Two days after the election, several top union officials, who didn't want to be identified, gave reporters a surprising evaluation. They criticized the Democratic Party, saying that the unions had done their part and turned out voters for Kerry – but the Democratic Party had not.

It's certainly true that the unions under the AFL-CIO banner devoted an extraordinary amount of time, money and human energy to the Democratic Party campaign. Unions sent five thousand full-time paid staff to battleground states. According to an AFL-CIO report, 200,000 union volunteers aided in those 16 states, running 257 phone banks with 2,322 lines, knocking on doors, registering new voters, and handing out over 32 million pieces of pro-Kerry literature at work and in neighborhoods.

The unions contributed 90 million dollars to the 2000 campaign to elect Al Gore. For 2004 they doubled that amount, providing close to half of Kerry's funds!

Even though union membership nation-wide has sunk to only 12.9% of the work force, 24% of voters came from union households, and polls say that two-thirds of these voters went for Kerry. No wonder some leaders feel somewhat betrayed.

AFL-CIO president John Sweeney told reporters, "We certainly will be assessing the role of the Democratic Party ... we will be advising the Democratic Party as to where we think they can be strengthened as well."

Assessing the role of the Democratic Party would be wise. The Democratic Party has long trapped workers, tying up their energy, hopes and resources in support for a party that represents capital no less than does the Republican Party. Workers are maneuvered into supporting a party of their enemy, and this fact should be assessed.

But what would be the point for workers' representatives to try to advise a bosses' party of anything? Leaders like Sweeney could point to the fact that more than half of all voters from union households said the job situation was worse this year. Six of ten rated the nation's economy as "not so good" or "poor." One-fourth said it was the most important issue. How would a political party be advised to address these voters?

Jobs would be first priority. A platform proposing laws to prevent employers from laying off workers while the enterprise was profitable. Laws to take over unprofitable enterprises, to keep workers working, and to put workers without jobs to work on socially necessary projects, provided by the government.

More good advice for a party seeking workers' votes would be to advocate laws for guaranteed health care for all workers, laws limiting the hours of work so that all could work who wanted, and laws ordering the payment of a livable minimum wage to every worker.
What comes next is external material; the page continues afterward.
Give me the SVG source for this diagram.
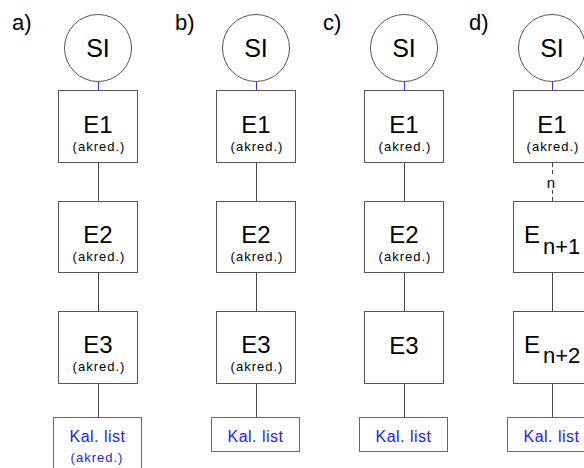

The war would be a priority – any party truly representing the interests of the working class would stop the war immediately.

But it would be futile to give advice like that to a party that can't take it. The Democratic Party, beholden to the wealthy class, could not do those things. In fact, in this past election, the Democratic Party tried its utmost to appear as much like Bush as possible, on the war, on the economy, even on "cultural values" like a woman's right to choose abortion if need be.

Moving as close to Bush as possible was not a case of temporary insanity. It was a case of defending the interests of capital, against the working class, in the same fashion that the Democratic Party has done since its birth as the party of Southern slave owners. No advice from any union leader can change that.

If we are to have a party representing workers' interests, it will have to be built up separately, standing on its own feet. And all those union dollars and union activists that were wasted this time around? They could be put to good use in building up such a party. Beginning now.